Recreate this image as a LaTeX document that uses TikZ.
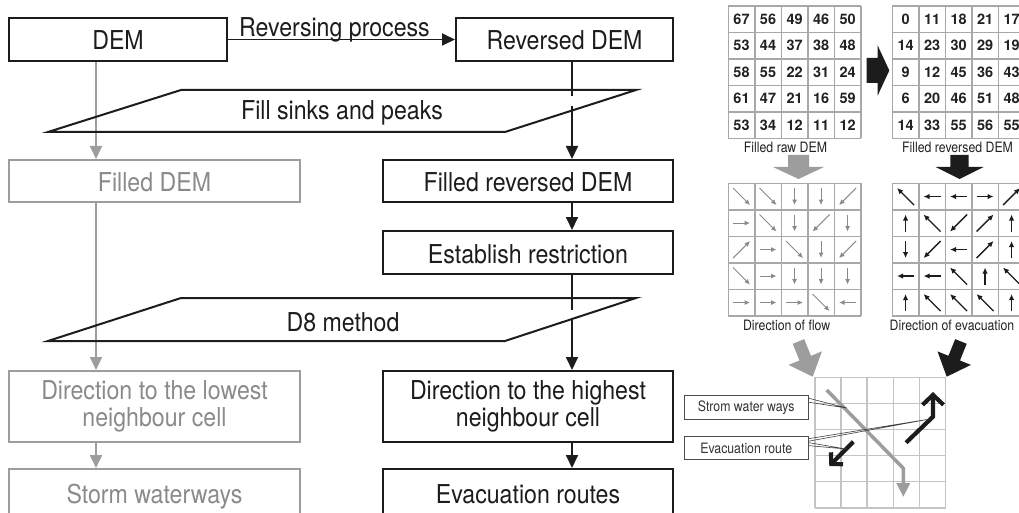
\documentclass[tikz,border=0pt]{standalone}
\usepackage{fontspec}
\setmainfont{TeX Gyre Heros}
\newfontfamily\nar{TeX Gyre Heros}[FakeStretch=0.89]
\newfontfamily\narc{TeX Gyre Heros}[FakeStretch=0.86]
\usetikzlibrary{arrows.meta,calc}
\definecolor{ink}{HTML}{1C1C1C}
\definecolor{gl}{HTML}{9D9D9D}
\definecolor{gt}{HTML}{8A8A8A}
\definecolor{grd}{HTML}{A8A8A8}
\definecolor{grdl}{HTML}{C4C4C4}
\definecolor{numc}{HTML}{222222}
\newcommand\blkarr[8]{%
  \begin{scope}[shift={(#1,#2)},rotate=#3]
    \fill[#8] (0,0) -- (-#5,#6) -- (-#5,#7) -- (-#4,#7) -- (-#4,-#7) -- (-#5,-#7) -- (-#5,-#6) -- cycle;
  \end{scope}}
\newcommand\gridfive[4]{%
  \foreach \gi in {0,...,5}{
    \draw[#4] ({#1+\gi*#3},{#2}) -- ({#1+\gi*#3},{#2+5*#3});
    \draw[#4] ({#1},{#2+\gi*#3}) -- ({#1+5*#3},{#2+\gi*#3});
  }}
\begin{document}
\begin{tikzpicture}[x=1pt,y=-1pt,
  mainfont/.style={font=\nar\fontsize{26}{27.5}\selectfont},
  bbox/.style={draw=ink, line width=2pt, text=ink, inner sep=0pt, mainfont, align=center},
  gbox/.style={bbox, draw=gl, text=gt},
  one/.style={text height=21pt, text depth=0pt},
  barrow/.style={draw=ink, line width=1.8pt, -{Triangle[length=13pt,width=12pt]}},
  garrow/.style={draw=gl, line width=1.8pt, -{Triangle[length=13pt,width=12pt]}},
  para/.style={draw=ink, line width=2pt, line join=miter},
  ptext/.style={mainfont, text=ink, inner sep=0pt},
  gridl/.style={draw=grd, line width=1.5pt},
  gridb/.style={draw=grdl, line width=1.5pt},
  num/.style={font=\bfseries\fontsize{14.5}{15}\selectfont, text=numc, inner sep=0pt},
  capt/.style={font=\narc\fontsize{14.3}{15}\selectfont, text=numc, inner sep=0pt},
  farr/.style={draw=gt, line width=1pt, -{Latex[length=5.5pt,width=5pt]}},
  earr/.style={draw=ink, line width=1.3pt, -{Latex[length=6pt,width=5.5pt]}},
  lbl/.style={draw=black!70, fill=white, line width=1pt, font=\narc\fontsize{14.3}{15}\selectfont, text=black!80, inner sep=0pt},
  leader/.style={draw=black!75, line width=0.6pt},
]
\useasboundingbox (0,0) rectangle (1019,513);
\clip (0,0) rectangle (1019,513);

% ---------- left flowchart ----------
\node[bbox,one,minimum width=218pt,minimum height=43pt] (dem) at (118,39.5) {DEM};
\node[bbox,one,minimum width=217pt,minimum height=43pt] (rev) at (564.5,39.5) {Reversed DEM};
\node[gbox,one,minimum width=291pt,minimum height=42pt] (fdem) at (154.5,181) {Filled DEM};
\node[bbox,one,minimum width=290pt,minimum height=42pt] (frev) at (528,181) {Filled reversed DEM};
\node[bbox,one,minimum width=290pt,minimum height=43pt] (est) at (528,252.5) {Establish restriction};
\node[gbox,minimum width=291pt,minimum height=71pt] (dlow) at (154.5,406.5) {Direction to the lowest\\neighbour cell};
\node[bbox,minimum width=290pt,minimum height=71pt] (dhigh) at (528,406.5) {Direction to the highest\\neighbour cell};
\node[gbox,one,minimum width=291pt,minimum height=48pt] (storm) at (154.5,493) {Storm waterways};
\node[bbox,one,minimum width=290pt,minimum height=48pt] (evac) at (528,493) {Evacuation routes};

\coordinate (gx) at (96,0);
\coordinate (bx) at (572,0);

\draw[barrow] (dem.east) -- node[midway, anchor=base, yshift=2.5pt, xshift=-7pt, mainfont, text=ink, inner sep=0pt] (revlab) {Reversing process} (rev.west);

\draw[garrow] (dem.south -| gx) -- (fdem.north -| gx);
\draw[garrow] (fdem.south -| gx) -- (dlow.north -| gx);
\draw[garrow] (dlow.south -| gx) -- (storm.north -| gx);
\draw[barrow] (rev.south -| bx) -- (frev.north -| bx);
\draw[barrow] (frev.south -| bx) -- (est.north -| bx);
\draw[barrow] (est.south -| bx) -- (dhigh.north -| bx);
\draw[barrow] (dhigh.south -| bx) -- (evac.north -| bx);
\draw[white, line width=3pt] (572,96) -- (572,106.5);
\draw[white, line width=3pt] (572,310) -- (572,318);

\draw[para] (181,90) -- (636,90) -- (505,132) -- (48,132) -- cycle;
\node[ptext, anchor=base] (fillp) at (342,120) {Fill sinks and peaks};
\draw[para] (181,298) -- (636,298) -- (505,341) -- (48,341) -- cycle;
\node[ptext, anchor=base] (d8) at (343,331.5) {D8 method};

% ---------- right: grids ----------
\gridfive{728.3}{6}{26.5}{gridl}
\gridfive{892.3}{6}{26.5}{gridl}
\gridfive{728.3}{183.3}{26.5}{gridl}
\gridfive{892.3}{183.3}{26.5}{gridl}

\foreach \rowv [count=\r from 0] in {{67,56,49,46,50},{53,44,37,38,48},{58,55,22,31,24},{61,47,21,16,59},{53,34,12,11,12}}{
  \foreach \v [count=\c from 0] in \rowv {
    \node[num] (a\r\c) at ({728.3+(\c+0.5)*26.5},{6+(\r+0.5)*26.5}) {\v};
  }}
\foreach \rowv [count=\r from 0] in {{0,11,18,21,17},{14,23,30,29,19},{9,12,45,36,43},{6,20,46,51,48},{14,33,55,56,55}}{
  \foreach \v [count=\c from 0] in \rowv {
    \node[num] (b\r\c) at ({892.3+(\c+0.5)*26.5},{6+(\r+0.5)*26.5}) {\v};
  }}

\foreach \rowv [count=\r from 0] in {{1/1,1/1,0/1,0/1,-1/1},{1/0,1/1,0/1,-1/1,0/1},{1/-1,1/0,1/1,0/1,-1/1},{1/1,1/0,0/1,0/1,0/1},{1/0,1/0,1/0,1/1,-1/0}}{
  \foreach \dx/\dy [count=\c from 0] in \rowv {
    \draw[farr] ({728.3+(\c+0.5)*26.5-(\dx)*8.5},{183.3+(\r+0.5)*26.5-(\dy)*8.5}) -- ++({(\dx)*17},{(\dy)*17});
  }}
\foreach \rowv [count=\r from 0] in {{-1/-1,-1/0,-1/0,1/0,1/-1},{0/-1,-1/-1,-1/1,1/-1,0/-1},{0/1,-1/1,-1/0,1/-1,0/-1},{-1/0,-1/0,-1/-1,0/-1,-1/-1},{0/-1,-1/-1,-1/-1,-1/-1,0/-1}}{
  \foreach \dx/\dy [count=\c from 0] in \rowv {
    \draw[earr] ({892.3+(\c+0.5)*26.5-(\dx)*8.5},{183.3+(\r+0.5)*26.5-(\dy)*8.5}) -- ++({(\dx)*17},{(\dy)*17});
  }}

\node[capt] (c1) at (785.5,147.5) {Filled raw DEM};
\node[capt] (c2) at (957.5,147.5) {Filled reversed DEM};
\node[capt] (c3) at (786.7,325) {Direction of flow};
\node[capt] (c4) at (952,325) {Direction of evacuation};

% block arrows
\blkarr{889.3}{70.5}{0}{22.6}{11.6}{25}{12.5}{ink}
\blkarr{798.5}{179}{-90}{24}{12}{25.5}{10.5}{gl}
\blkarr{959.5}{179}{-90}{24}{12}{24}{9.2}{ink}
\blkarr{812.7}{376.7}{-68}{38}{20}{18}{6.2}{gl}
\blkarr{946.7}{376.7}{-112}{38}{20}{18}{6.2}{ink}

% ---------- bottom grid ----------
\gridfive{815}{377.3}{26.1}{gridb}
\coordinate (sw1) at (826.7,390);
\coordinate (sw2) at (903.3,468.3);
\coordinate (sw3) at (903.3,497);
\draw[draw=gl, line width=3.5pt, -{Triangle[length=14pt,width=13pt]}] (sw1) -- (sw2) -- (sw3);
\coordinate (ea1) at (906,442.7);
\coordinate (ea2) at (933,416.7);
\coordinate (ea3) at (933,392);
\draw[draw=ink, line width=4.2pt, -{Straight Barb[length=10pt,width=21pt]}] (ea1) -- (ea2) -- (ea3);
\coordinate (eb1) at (853.3,441.7);
\coordinate (eb2) at (829.3,466);
\draw[draw=ink, line width=4.2pt, -{Straight Barb[length=8pt,width=17pt]}] (eb1) -- (eb2);

\node[lbl, minimum width=124.3pt, minimum height=24pt] (swlab) at (746.2,407.8) {Strom water ways};
\node[lbl, minimum width=124.3pt, minimum height=23.3pt] (evlab) at (746.2,448.3) {Evacuation route};
\coordinate (swp) at (846.7,408);
\coordinate (ev1) at (930,419);
\coordinate (ev2) at (846,449);
\draw[leader] ($(swlab.north east)+(0,3)$) -- (swp) -- ($(swlab.north east)+(0,7)$);
\draw[leader] ($(evlab.north east)+(0,2.5)$) -- (ev1) -- ($(evlab.north east)+(0,5)$);
\draw[leader] ($(evlab.north east)+(0,6.5)$) -- (ev2) -- ($(evlab.north east)+(0,9.5)$);
\end{tikzpicture}
\end{document}
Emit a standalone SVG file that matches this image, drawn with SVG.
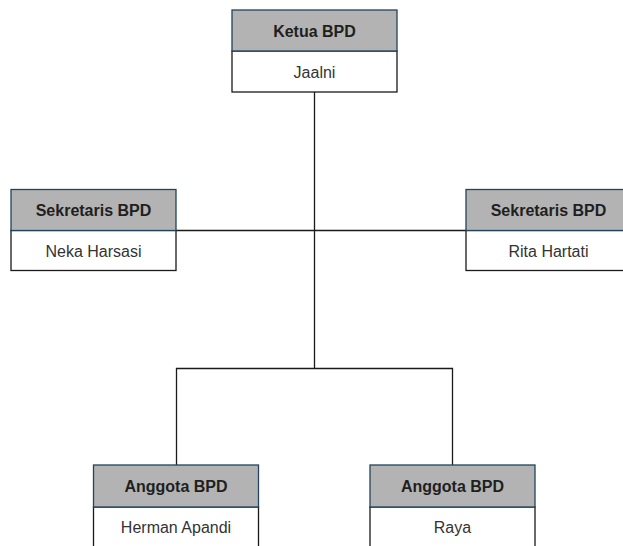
<svg xmlns="http://www.w3.org/2000/svg" width="623" height="546" viewBox="0 0 623 546">
<style>
.hd{fill:#b3b3b3;stroke:#23445d;stroke-width:1.3}
.bd{fill:#ffffff;stroke:#1a1a1a;stroke-width:1.3}
.ht{font-family:"Liberation Sans",Arial,sans-serif;font-size:16px;font-weight:bold;fill:#1f1f1f;text-anchor:middle;dominant-baseline:central}
.bt{font-family:"Liberation Sans",Arial,sans-serif;font-size:16px;fill:#333333;text-anchor:middle;dominant-baseline:central}
.ln{fill:none;stroke:#1a1a1a;stroke-width:1.3}
</style>
<rect width="623" height="546" fill="#ffffff"/>
<g id="connectors">
<path class="ln" d="M314.5 92 V368.5"/>
<path class="ln" d="M176 230.5 H466"/>
<path class="ln" d="M176.5 465 V368.5 H452.5 V465"/>
</g>
<g id="ketua">
<rect class="bd" x="232" y="51" width="165" height="41"/>
<rect class="hd" x="232" y="10" width="165" height="41"/>
<text class="ht" x="314.5" y="31">Ketua BPD</text>
<text class="bt" x="314.5" y="72">Jaalni</text>
</g>
<g id="sekretaris1">
<rect class="bd" x="11" y="230.5" width="165" height="40"/>
<rect class="hd" x="11" y="189.5" width="165" height="41"/>
<text class="ht" x="93.5" y="210.5">Sekretaris BPD</text>
<text class="bt" x="93.5" y="251">Neka Harsasi</text>
</g>
<g id="sekretaris2">
<rect class="bd" x="466" y="230.5" width="165" height="40"/>
<rect class="hd" x="466" y="189.5" width="165" height="41"/>
<text class="ht" x="548.5" y="210.5">Sekretaris BPD</text>
<text class="bt" x="548.5" y="251">Rita Hartati</text>
</g>
<g id="anggota1">
<rect class="bd" x="93.5" y="507" width="165" height="41"/>
<rect class="hd" x="93.5" y="465" width="165" height="42"/>
<text class="ht" x="176" y="486">Anggota BPD</text>
<text class="bt" x="176" y="527">Herman Apandi</text>
</g>
<g id="anggota2">
<rect class="bd" x="370" y="507" width="165" height="41"/>
<rect class="hd" x="370" y="465" width="165" height="42"/>
<text class="ht" x="452.5" y="486">Anggota BPD</text>
<text class="bt" x="452.5" y="527">Raya</text>
</g>
</svg>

- - - -

DIRECTIVE
Which lines of the data above contain "this"? Copy each one.

FULL RESPONSE
Recreate this image as a LaTeX document that uses TikZ.
Emit a standalone SVG file that matches this image, drawn with SVG.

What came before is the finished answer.